Since Bacon disappeared, there have been at least two other known cases where men died after meeting other men on hookup apps, including one in Berlin, where a teacher allegedly cannibalized his date after meeting him on Grindr. And that’s Myers’ biggest takeaway from all this: how do people stay safe in an age where a hookup is as anonymous as it is quick to find?
In an emailed statement, a spokesperson for Grindr said that people at the company, “were heartbroken and horrified to hear about this terrible tragedy, and share our condolences with Mr. Bacon’s family and friends. While for privacy reasons we do not offer public comment on individual user accounts or our direct interactions with law enforcement, we remain fully committed to working with law enforcement any time we are contacted as part of an investigation.”
Myers sees app safety as a place to start, a way to save others from meeting their murderer online.“There are things that could be done with location finding,” she says, referencing the possibility that phone app creators can build in safety nets for their users, as Tinder did in a partnership with Noonlight. “But the way this happened, I don’t know what could‘ve been done.”
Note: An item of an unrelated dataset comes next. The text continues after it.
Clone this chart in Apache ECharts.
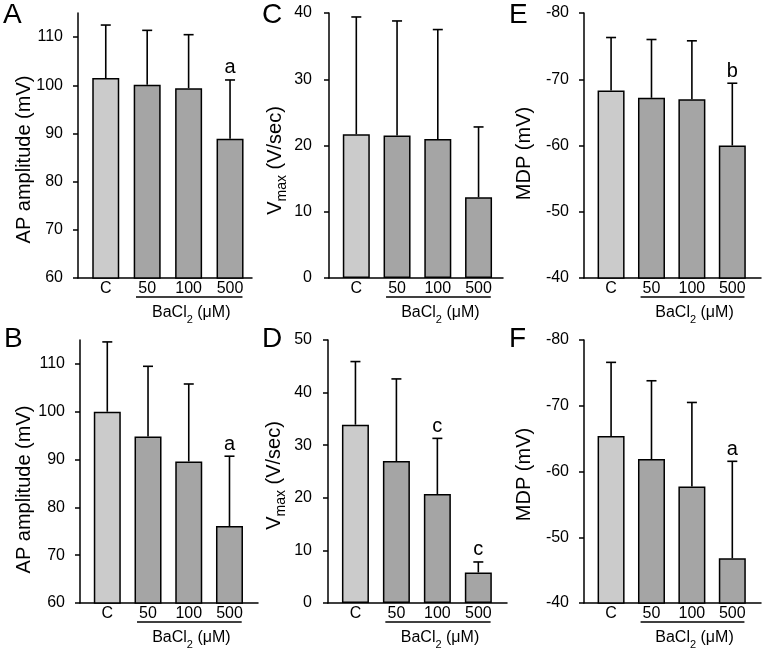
<!DOCTYPE html>
<html><head><meta charset="utf-8">
<script src="https://cdn.jsdelivr.net/npm/echarts@6/dist/echarts.min.js"></script>
<style>html,body{margin:0;padding:0;background:#fff}#c{width:765px;height:658px}</style>
</head><body><div id="c"></div>
<script>
// ---------- data ----------
const categories = ['C', '50', '100', '500'];
const xPositions = [1, 2, 3, 4];
const bracketRange = [1.73, 4.3];

const apTicks = [60, 70, 80, 90, 100, 110];
const vmaxTicksC = [0, 10, 20, 30, 40];
const vmaxTicksD = [0, 10, 20, 30, 40, 50];
const mdpTicks = [-80, -70, -60, -50, -40];

const apAmpA = [101.5, 100.1, 99.4, 88.9];
const apAmpAErr = [11.0, 11.3, 11.1, 12.2];
const apAmpASig = ['', '', '', 'a'];

const apAmpB = [100.0, 94.8, 89.6, 76.1];
const apAmpBErr = [14.6, 14.7, 16.2, 14.6];
const apAmpBSig = ['', '', '', 'a'];

const vmaxC = [21.7, 21.5, 21.0, 12.2];
const vmaxCErr = [17.7, 17.3, 16.5, 10.6];
const vmaxCSig = ['', '', '', ''];

const vmaxD = [33.9, 27.0, 20.7, 5.8];
const vmaxDErr = [12.0, 15.6, 10.6, 2.0];
const vmaxDSig = ['', '', 'c', 'c'];

const mdpE = [-68.3, -67.2, -67.0, -60.0];
const mdpEErr = [8.0, 8.8, 8.8, 9.4];
const mdpESig = ['', '', '', 'b'];

const mdpF = [-65.4, -61.9, -57.7, -46.8];
const mdpFErr = [11.2, 11.9, 12.8, 14.75];
const mdpFSig = ['', '', '', 'a'];

// ---------- styling / layout ----------
const FONT = 'Liberation Sans, Arial, sans-serif';
const LIGHT = '#cbcbcb';
const DARK = '#a5a5a5';
const AP_NAME = 'AP amplitude (mV)';
const VMAX_NAME = '{v|V}{s|max}{v| (V/sec)}';
const MDP_NAME = 'MDP (mV)';

const panels = [
  {letter: 'A', means: apAmpA, errs: apAmpAErr, sig: apAmpASig, ticks: apTicks, yMin: 60, yMax: 115, inverse: false,
   name: AP_NAME, grid: {left: 78, top: 13, width: 174, height: 265}, xMax: 4.53, nameGap: 44, shift: 14, margin: 15, lp: {left: 3, top: 1}},
  {letter: 'B', means: apAmpB, errs: apAmpBErr, sig: apAmpBSig, ticks: apTicks, yMin: 60, yMax: 115, inverse: false,
   name: AP_NAME, grid: {left: 80, top: 340, width: 178, height: 263}, xMax: 4.7, nameGap: 46, shift: 18, margin: 15, lp: {left: 4, top: 325}},
  {letter: 'C', means: vmaxC, errs: vmaxCErr, sig: vmaxCSig, ticks: vmaxTicksC, yMin: 0, yMax: 40, inverse: false,
   name: VMAX_NAME, grid: {left: 329, top: 13, width: 174, height: 265}, xMax: 4.6, nameGap: 40, shift: 15, margin: 17, lp: {left: 262, top: 1}},
  {letter: 'D', means: vmaxD, errs: vmaxDErr, sig: vmaxDSig, ticks: vmaxTicksD, yMin: 0, yMax: 50, inverse: false,
   name: VMAX_NAME, grid: {left: 328, top: 340, width: 179, height: 263}, xMax: 4.7, nameGap: 40, shift: 4, margin: 16, lp: {left: 262, top: 325}},
  {letter: 'E', means: mdpE, errs: mdpEErr, sig: mdpESig, ticks: mdpTicks, yMin: -80, yMax: -40, inverse: true,
   name: MDP_NAME, grid: {left: 584, top: 13, width: 177, height: 265}, xMax: 4.71, nameGap: 50, shift: 8, margin: 15, lp: {left: 509, top: 1}},
  {letter: 'F', means: mdpF, errs: mdpFErr, sig: mdpFSig, ticks: mdpTicks, yMin: -80, yMax: -40, inverse: true,
   name: MDP_NAME, grid: {left: 584, top: 340, width: 177, height: 263}, xMax: 4.71, nameGap: 50, shift: 3, margin: 15, lp: {left: 509, top: 325}}
];

const option = {
  animation: false,
  backgroundColor: '#fff',
  textStyle: {fontFamily: FONT, color: '#000'},
  title: [], grid: [], xAxis: [], yAxis: [], series: []
};

panels.forEach((p, k) => {
  option.title.push({text: p.letter, left: p.lp.left, top: p.lp.top, padding: 0,
    textStyle: {fontSize: 28, fontWeight: 'normal', fontFamily: FONT, color: '#000'}});
  option.grid.push(Object.assign({containLabel: false, outerBoundsMode: 'none'}, p.grid));
  option.xAxis.push({
    type: 'value', gridIndex: k, min: 0.33, max: p.xMax,
    axisLine: {show: true, onZero: false, lineStyle: {color: '#000', width: 1.5}},
    axisTick: {show: false},
    splitLine: {show: false},
    axisLabel: {customValues: xPositions, formatter: v => categories[xPositions.indexOf(v)] || '',
      fontSize: 16, fontFamily: FONT, color: '#000', margin: 3}
  });
  option.yAxis.push({
    type: 'value', gridIndex: k, min: p.yMin, max: p.yMax, inverse: p.inverse,
    name: p.name, nameLocation: 'middle', nameRotate: 90, nameGap: p.nameGap, nameMoveOverlap: false,
    nameTextStyle: {fontSize: 20, fontFamily: FONT, color: '#000', padding: [0, 2 * p.shift, 0, 0],
      rich: {v: {fontSize: 20, fontFamily: FONT, color: '#000', lineHeight: 27},
             s: {fontSize: 14, fontFamily: FONT, color: '#000', lineHeight: 14, verticalAlign: 'bottom'}}},
    axisLine: {show: true, onZero: false, lineStyle: {color: '#000', width: 1.5}},
    axisTick: {show: true, inside: false, length: 5, customValues: p.ticks, lineStyle: {color: '#000', width: 1.5}},
    splitLine: {show: false},
    axisLabel: {customValues: p.ticks, fontSize: 16, fontFamily: FONT, color: '#000', margin: p.margin}
  });
  // bars
  option.series.push({
    type: 'bar', xAxisIndex: k, yAxisIndex: k, barWidth: 27, clip: true, z: 2,
    data: xPositions.map((x, i) => ({value: [x, p.means[i]],
      itemStyle: {color: i === 0 ? LIGHT : DARK, borderColor: '#000', borderWidth: 1.5}}))
  });
  // error bars + significance letters
  option.series.push({
    type: 'custom', xAxisIndex: k, yAxisIndex: k, z: 3, clip: false,
    data: xPositions.map((x, i) => [x, p.means[i], p.errs[i]]),
    encode: {x: 0, y: 1},
    renderItem: (params, api) => {
      const i = params.dataIndex;
      const m = p.means[i], e = p.errs[i];
      const end = m + Math.sign(m) * e;
      const p0 = api.coord([xPositions[i], m]);
      const p1 = api.coord([xPositions[i], end]);
      const children = [
        {type: 'line', shape: {x1: p0[0], y1: p0[1], x2: p1[0], y2: p1[1]}, style: {stroke: '#000', lineWidth: 1.6}},
        {type: 'line', shape: {x1: p1[0] - 5, y1: p1[1], x2: p1[0] + 5, y2: p1[1]}, style: {stroke: '#000', lineWidth: 1.6}}
      ];
      if (p.sig[i]) {
        children.push({type: 'text', style: {text: p.sig[i], x: p1[0], y: p1[1] - 2, align: 'center',
          verticalAlign: 'bottom', fontSize: 20, fontFamily: FONT, fill: '#000'}});
      }
      return {type: 'group', children};
    }
  });
  // BaCl2 bracket
  const base = p.inverse ? p.yMax : p.yMin;
  option.series.push({
    type: 'custom', xAxisIndex: k, yAxisIndex: k, z: 3, clip: false,
    data: [[bracketRange[0], base, bracketRange[1]]],
    encode: {x: 0, y: 1},
    renderItem: (params, api) => {
      const a = api.coord([bracketRange[0], base]);
      const b = api.coord([bracketRange[1], base]);
      const y = a[1] + 19;
      return {type: 'group', children: [
        {type: 'line', shape: {x1: a[0], y1: y, x2: b[0], y2: y}, style: {stroke: '#000', lineWidth: 1.5}},
        {type: 'text', style: {text: '{n|BaCl}{s|2}{n| (μM)}', x: (a[0] + b[0]) / 2 + 2, y: y + 16,
          align: 'center', verticalAlign: 'middle',
          rich: {n: {fontSize: 16, fontFamily: FONT, fill: '#000', lineHeight: 24},
                 s: {fontSize: 11, fontFamily: FONT, fill: '#000', lineHeight: 11, verticalAlign: 'bottom'}}}}
      ]};
    }
  });
});

const chart = echarts.init(document.getElementById('c'), null, {renderer: 'canvas'});
chart.setOption(option);
</script>
</body></html>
In December, family and friends of Bacon’s went to Flint Rock to paint a mural in his honor. They had done the same thing a year before, with a colorful rainbow and a portrait of Bacon with his trademark purple hair. This year, it was simpler: Just his name.
But Myers and Woodley, Kevin’s friend who drove him to the hospital, stayed home. Woodley’s sister gave her a painted portrait of Bacon, while Myers celebrated him quietly after being diagnosed with Covid-19 in mid-December.
Myers says she doesn’t forget the week she gathered scores of people to go and search for her vivacious, loving, and compassionate friend, where they all went in hoping for the best and experiencing the worst. “I’m still getting flashbacks to last year when we were out searching,” she says. “Christmas will always feel weird, but hopefully it will get better.”